6. Utility Libraries and Interoperability Tools
- Apache Avro and Thrift Use & Value: Both are frameworks for data serialization and inter‑process communication. Avro is particularly popular in the big data ecosystem (often used with Kafka), while Thrift supports scalable cross‑language services development.
- Apache XMLBeans, Tika, and Commons Use & Value: XMLBeans bridges XML with Java objects; Tika is used for detecting and extracting metadata and text from various file types; and the Commons project offers a wide range of reusable Java components that simplify everyday programming tasks.
7. Coordination, Configuration, and Infrastructure
- Apache ZooKeeper Use & Value: A centralized service for maintaining configuration information, naming, and providing distributed synchronization, ZooKeeper is critical for the reliability of many distributed systems (including Hadoop and Kafka).
- Apache Ignite Use & Value: An in‑memory data fabric that provides caching, data processing, and computing capabilities for fast, real‑time applications.
8. Emerging and Specialized Projects
- Apache Airflow and Beam Use & Value: Airflow is used to author, schedule, and monitor data pipelines, making it a key orchestration tool in modern data engineering. Beam provides a unified programming model for both batch and streaming data processing.

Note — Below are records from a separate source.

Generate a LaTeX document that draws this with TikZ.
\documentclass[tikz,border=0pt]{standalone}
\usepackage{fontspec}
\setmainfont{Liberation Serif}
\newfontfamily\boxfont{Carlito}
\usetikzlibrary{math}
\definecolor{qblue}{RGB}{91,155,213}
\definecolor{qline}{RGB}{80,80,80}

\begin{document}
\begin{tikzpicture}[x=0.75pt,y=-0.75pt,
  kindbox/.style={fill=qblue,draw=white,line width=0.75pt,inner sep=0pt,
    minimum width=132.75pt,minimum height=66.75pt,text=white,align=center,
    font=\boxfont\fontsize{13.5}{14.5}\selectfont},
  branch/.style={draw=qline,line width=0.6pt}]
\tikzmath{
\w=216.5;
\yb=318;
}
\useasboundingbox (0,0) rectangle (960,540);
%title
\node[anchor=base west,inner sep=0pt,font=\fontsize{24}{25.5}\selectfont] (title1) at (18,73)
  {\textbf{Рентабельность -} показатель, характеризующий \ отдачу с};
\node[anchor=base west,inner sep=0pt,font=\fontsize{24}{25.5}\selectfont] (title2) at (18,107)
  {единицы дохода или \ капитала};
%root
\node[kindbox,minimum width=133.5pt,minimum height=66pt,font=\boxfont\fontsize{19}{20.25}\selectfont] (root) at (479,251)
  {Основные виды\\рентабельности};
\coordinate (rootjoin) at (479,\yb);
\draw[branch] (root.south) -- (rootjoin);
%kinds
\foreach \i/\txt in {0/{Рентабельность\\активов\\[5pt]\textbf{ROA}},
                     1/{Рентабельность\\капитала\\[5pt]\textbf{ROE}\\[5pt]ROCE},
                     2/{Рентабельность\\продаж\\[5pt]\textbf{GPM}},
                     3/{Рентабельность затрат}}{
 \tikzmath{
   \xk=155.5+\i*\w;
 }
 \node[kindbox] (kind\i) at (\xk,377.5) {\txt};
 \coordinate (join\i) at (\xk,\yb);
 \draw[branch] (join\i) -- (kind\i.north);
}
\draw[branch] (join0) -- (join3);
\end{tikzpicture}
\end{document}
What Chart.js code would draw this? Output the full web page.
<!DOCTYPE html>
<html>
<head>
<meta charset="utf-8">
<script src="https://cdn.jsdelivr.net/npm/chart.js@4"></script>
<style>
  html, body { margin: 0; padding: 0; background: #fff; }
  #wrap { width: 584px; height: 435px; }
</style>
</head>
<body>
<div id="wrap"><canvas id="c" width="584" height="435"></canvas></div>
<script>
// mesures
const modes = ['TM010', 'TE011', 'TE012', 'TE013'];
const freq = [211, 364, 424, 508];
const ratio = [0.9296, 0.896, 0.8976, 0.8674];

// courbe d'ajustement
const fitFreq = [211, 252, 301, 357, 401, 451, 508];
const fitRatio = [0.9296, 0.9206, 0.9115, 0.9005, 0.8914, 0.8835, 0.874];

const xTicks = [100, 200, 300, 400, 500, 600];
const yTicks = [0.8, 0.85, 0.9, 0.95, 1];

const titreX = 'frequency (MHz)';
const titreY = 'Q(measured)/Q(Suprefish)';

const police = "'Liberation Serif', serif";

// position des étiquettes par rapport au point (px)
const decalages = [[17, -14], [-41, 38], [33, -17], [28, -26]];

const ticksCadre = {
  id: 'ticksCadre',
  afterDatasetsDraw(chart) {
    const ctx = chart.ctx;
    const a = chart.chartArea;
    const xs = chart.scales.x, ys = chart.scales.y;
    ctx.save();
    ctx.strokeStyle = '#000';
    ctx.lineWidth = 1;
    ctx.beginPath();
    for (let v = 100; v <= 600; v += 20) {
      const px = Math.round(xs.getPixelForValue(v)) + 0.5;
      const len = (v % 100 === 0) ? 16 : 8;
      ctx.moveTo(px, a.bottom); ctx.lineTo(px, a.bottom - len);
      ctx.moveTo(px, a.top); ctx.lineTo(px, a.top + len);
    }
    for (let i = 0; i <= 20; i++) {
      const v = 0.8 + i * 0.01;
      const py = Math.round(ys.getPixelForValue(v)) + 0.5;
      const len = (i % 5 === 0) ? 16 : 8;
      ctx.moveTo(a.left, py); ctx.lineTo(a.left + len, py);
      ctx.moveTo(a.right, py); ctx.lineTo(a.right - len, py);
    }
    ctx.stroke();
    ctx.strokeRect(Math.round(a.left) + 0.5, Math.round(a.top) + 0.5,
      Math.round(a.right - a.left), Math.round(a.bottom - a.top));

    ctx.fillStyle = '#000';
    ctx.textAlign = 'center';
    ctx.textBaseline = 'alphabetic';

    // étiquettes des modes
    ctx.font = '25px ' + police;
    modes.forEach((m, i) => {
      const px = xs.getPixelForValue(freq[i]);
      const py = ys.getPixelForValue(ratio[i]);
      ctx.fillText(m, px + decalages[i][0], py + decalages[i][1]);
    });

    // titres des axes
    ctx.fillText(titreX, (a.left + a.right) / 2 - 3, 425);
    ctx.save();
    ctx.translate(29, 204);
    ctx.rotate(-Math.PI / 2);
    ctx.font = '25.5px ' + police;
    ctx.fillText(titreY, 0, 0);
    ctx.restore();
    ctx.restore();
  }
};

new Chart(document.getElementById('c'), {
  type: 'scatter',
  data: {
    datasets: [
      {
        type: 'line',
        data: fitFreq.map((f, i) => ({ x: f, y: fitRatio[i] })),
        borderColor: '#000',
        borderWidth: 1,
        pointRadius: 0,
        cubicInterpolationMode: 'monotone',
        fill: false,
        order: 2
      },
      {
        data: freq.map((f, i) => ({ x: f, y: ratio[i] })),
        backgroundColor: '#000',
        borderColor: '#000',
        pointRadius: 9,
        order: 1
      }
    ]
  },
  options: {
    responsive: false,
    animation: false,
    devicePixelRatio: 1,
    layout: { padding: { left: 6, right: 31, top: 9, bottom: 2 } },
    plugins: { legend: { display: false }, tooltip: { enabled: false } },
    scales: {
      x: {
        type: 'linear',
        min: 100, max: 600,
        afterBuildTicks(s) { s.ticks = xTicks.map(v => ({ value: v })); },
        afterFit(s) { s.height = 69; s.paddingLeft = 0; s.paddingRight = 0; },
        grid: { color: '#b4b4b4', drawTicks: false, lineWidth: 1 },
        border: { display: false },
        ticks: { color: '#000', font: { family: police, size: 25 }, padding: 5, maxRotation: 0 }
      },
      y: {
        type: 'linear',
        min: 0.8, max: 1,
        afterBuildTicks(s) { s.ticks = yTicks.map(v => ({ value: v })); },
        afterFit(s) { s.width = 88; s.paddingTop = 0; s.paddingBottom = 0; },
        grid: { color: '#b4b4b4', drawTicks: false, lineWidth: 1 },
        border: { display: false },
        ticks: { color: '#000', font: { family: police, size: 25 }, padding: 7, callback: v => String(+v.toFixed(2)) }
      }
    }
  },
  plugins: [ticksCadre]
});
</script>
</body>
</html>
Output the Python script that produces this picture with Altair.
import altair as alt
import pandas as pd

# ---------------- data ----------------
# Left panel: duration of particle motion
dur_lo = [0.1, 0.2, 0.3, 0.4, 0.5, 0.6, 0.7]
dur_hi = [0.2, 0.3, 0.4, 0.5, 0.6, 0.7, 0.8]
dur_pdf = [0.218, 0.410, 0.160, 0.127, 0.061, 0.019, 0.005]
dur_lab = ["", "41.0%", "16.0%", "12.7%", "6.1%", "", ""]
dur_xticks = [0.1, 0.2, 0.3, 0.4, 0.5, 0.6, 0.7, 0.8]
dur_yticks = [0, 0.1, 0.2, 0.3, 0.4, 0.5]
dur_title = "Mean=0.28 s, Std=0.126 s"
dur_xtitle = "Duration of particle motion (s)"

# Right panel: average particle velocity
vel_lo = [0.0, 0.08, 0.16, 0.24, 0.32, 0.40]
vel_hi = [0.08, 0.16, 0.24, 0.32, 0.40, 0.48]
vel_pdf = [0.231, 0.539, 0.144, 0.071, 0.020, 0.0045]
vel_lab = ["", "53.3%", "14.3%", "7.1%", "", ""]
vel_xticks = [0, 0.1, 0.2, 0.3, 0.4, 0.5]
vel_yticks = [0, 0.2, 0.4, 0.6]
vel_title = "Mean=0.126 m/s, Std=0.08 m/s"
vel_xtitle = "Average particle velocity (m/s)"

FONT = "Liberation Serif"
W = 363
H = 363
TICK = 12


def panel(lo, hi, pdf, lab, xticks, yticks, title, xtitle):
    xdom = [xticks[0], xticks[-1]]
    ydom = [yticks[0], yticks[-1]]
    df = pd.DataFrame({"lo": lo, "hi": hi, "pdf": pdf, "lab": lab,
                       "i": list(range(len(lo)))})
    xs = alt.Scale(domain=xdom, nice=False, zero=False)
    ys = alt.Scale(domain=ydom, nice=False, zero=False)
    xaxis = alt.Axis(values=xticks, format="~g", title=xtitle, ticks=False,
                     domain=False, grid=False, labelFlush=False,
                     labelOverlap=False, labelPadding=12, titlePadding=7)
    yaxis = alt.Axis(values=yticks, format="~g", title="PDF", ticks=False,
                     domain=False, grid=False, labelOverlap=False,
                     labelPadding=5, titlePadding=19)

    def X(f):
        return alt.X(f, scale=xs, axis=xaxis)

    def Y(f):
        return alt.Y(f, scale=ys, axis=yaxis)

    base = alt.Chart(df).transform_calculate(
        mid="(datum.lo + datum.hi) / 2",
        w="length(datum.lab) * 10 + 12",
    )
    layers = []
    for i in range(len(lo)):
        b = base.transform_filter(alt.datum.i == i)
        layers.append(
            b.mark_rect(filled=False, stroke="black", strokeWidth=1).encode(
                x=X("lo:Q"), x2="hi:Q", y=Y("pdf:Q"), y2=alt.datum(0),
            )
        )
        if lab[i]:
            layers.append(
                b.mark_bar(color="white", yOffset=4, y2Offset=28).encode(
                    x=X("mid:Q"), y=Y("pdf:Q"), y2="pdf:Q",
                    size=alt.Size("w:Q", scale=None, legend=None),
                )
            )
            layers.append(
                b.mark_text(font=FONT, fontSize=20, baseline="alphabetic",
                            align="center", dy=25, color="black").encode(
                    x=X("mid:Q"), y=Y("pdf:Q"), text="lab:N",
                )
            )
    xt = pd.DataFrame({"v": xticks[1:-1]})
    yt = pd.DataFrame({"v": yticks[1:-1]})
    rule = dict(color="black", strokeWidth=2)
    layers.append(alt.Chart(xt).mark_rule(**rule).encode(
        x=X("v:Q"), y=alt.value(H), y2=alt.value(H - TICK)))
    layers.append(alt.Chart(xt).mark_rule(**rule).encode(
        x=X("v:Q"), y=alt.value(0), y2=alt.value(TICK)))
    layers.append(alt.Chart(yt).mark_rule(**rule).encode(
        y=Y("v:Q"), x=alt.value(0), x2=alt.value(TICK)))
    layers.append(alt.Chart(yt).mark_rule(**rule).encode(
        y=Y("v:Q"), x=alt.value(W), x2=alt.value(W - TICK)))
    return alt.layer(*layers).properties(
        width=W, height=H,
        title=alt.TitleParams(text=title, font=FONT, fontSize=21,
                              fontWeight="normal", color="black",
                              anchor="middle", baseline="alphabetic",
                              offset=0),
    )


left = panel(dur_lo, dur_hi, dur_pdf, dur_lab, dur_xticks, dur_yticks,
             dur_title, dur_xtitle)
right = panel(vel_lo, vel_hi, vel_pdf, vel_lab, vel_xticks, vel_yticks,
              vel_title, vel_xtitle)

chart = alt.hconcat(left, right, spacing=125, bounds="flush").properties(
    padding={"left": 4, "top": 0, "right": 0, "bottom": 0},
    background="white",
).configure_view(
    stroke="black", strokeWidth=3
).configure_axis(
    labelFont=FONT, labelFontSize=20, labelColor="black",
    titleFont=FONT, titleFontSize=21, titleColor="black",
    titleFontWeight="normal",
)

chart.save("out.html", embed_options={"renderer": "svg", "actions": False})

- Apache Superset Use & Value: An innovative data visualization and exploration platform that allows organizations to create interactive dashboards and gain insights from their data quickly.
- Apache Guacamole Use & Value: A clientless remote desktop gateway that enables users to access their systems via a web browser without needing plugins or client software.
- Apache Arrow Use & Value: An in‑memory columnar data format that accelerates analytics and data interchange between systems by reducing serialization overhead.